Independent Lens has won six Primetime Emmy Awards and 20 films have won News & Documentary Emmy Awards. In 2012, "Have You Heard From Johannesburg?" won for Exceptional Merit in Documentary Filmmaking; in 2007, A Lion in the House won for Exceptional Merit in Nonfiction Filmmaking; and A Lion's Trail won in 2006 for Outstanding Cultural and Artistic Programming. Three other films won for Best Documentary: Billy Strayhorn: Lush Life in 2008, Be Good, Smile Pretty in 2004, and Sing Faster: The Stagehands' Ring Cycle in 2000. Four Independent Lens films won News & Documentary Emmys in 2017 alone: The Armor of Light; (T)error; Best of Enemies; and In Football We Trust. As well, seven Independent Lens films garnered Academy Award nominations for Best Documentary: Enron: The Smartest Guys in the Room (2006), The Weather Underground (2004), Waste Land (2010), Hell and Back Again (2011), How to Survive a Plague (2012), I Am Not Your Negro (2016), and Hale County This Morning, This Evening (2018). Other awards conferred upon Independent Lens films include the George Foster Peabody Award, International Documentary Association Documentary Awards, Alfred I. duPont–Columbia University Award, and Sundance Film Festival Awards.

==Audience Award==
Independent Lens previously gave out an annual Audience Award. The TV viewing audience was invited to rate each episode of the series (through online voting), and an award was given to each season's winner.
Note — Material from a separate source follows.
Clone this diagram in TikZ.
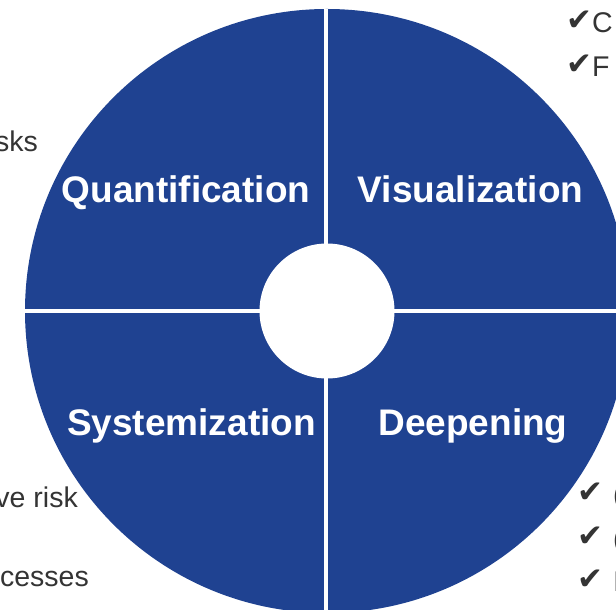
\documentclass[tikz,border=0pt]{standalone}
\usepackage{fontspec}
\setmainfont{Liberation Sans}
\newfontfamily\checkfont{DejaVu Sans}

\definecolor{wheelblue}{RGB}{31,66,145}
\definecolor{notegray}{RGB}{52,52,52}
\newcommand{\tick}{\raisebox{2pt}{\checkfont\fontsize{31}{36}\selectfont ✔}}

\tikzset{
  quadlabel/.style={text=white, inner sep=0pt, anchor=base,
    font=\fontsize{37}{44}\selectfont\bfseries},
  note/.style={text=notegray, inner sep=0pt, anchor=base east,
    font=\fontsize{28.5}{34}\selectfont},
  ticknote/.style={note, anchor=base west},
}

\begin{document}
\begin{tikzpicture}[x=1pt,y=1pt]

  % parameters
  \def\cx{327}  % wheel centre x
  \def\cy{299}  % wheel centre y
  \def\R{302}   % outer radius
  \def\r{67.5}  % hub radius

  \useasboundingbox (0,0) rectangle (616,610);
  \clip (0,0) rectangle (616,610);

  % wheel
  \fill[wheelblue] (\cx,\cy) circle (\R);

  % quadrant dividers
  \draw[white, line width=4pt] (\cx-\R,\cy) -- (\cx+\R,\cy);
  \draw[white, line width=4pt] (\cx-1,\cy-\R) -- (\cx-1,\cy+\R);

  % hub
  \fill[white] (\cx,\cy) circle (\r);

  % quadrant labels
  \node[quadlabel] (quant) at (186,407)   {Quantification};
  \node[quadlabel] (visu)  at (470.5,407) {Visualization};
  \node[quadlabel] (syst)  at (191.5,174) {Systemization};
  \node[quadlabel] (deep)  at (473,174)   {Deepening};

  % notes on the left
  \node[note] (risks)   at (38,458) {sks};
  \node[note] (riskB)   at (78,102) {ve risk};
  \node[note] (process) at (89,23)  {cesses};

  % ticked notes on the right
  \node[ticknote] (visA) at (566,577) {\makebox[26pt][l]{\tick}C};
  \node[ticknote] (visB) at (566,533) {\makebox[26pt][l]{\tick}F};
  \foreach \y/\t [count=\i] in {105/(, 61/(, 18/I} {
    \node[ticknote] (deep\i) at (577,\y) {\makebox[36pt][l]{\tick}\t};
  }

\end{tikzpicture}
\end{document}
Winners of the Audience Award have included:

- 2003 Heart of the Sea
- 2004 Jimmy Scott: If You Only Knew
- 2005 On a Roll
- 2006 The Devil's Miner
- 2007 China Blue
- 2008 Na Kamalei: The Men of Hula
- 2009 Adjust Your Color: The Truth of Petey Greene
- 2010 Mine
- 2011 Two Spirits
- 2012 Strong! and Have You Heard from Johannesburg?
- 2013 The Revisionaries
- 2014 Don't Stop Believin': Everyman's Journey
- 2015 Kumu Hina
- 2016 Trapped
- 2017 They Call Us Monsters
- 2018 Unrest
- 2019 Out of State

== Critical reception ==
Independent Lens has received generally positive reviews from television critics. David Zurawik of The Baltimore Sun called the series "one of the nation’s finest and most daring producers of documentaries."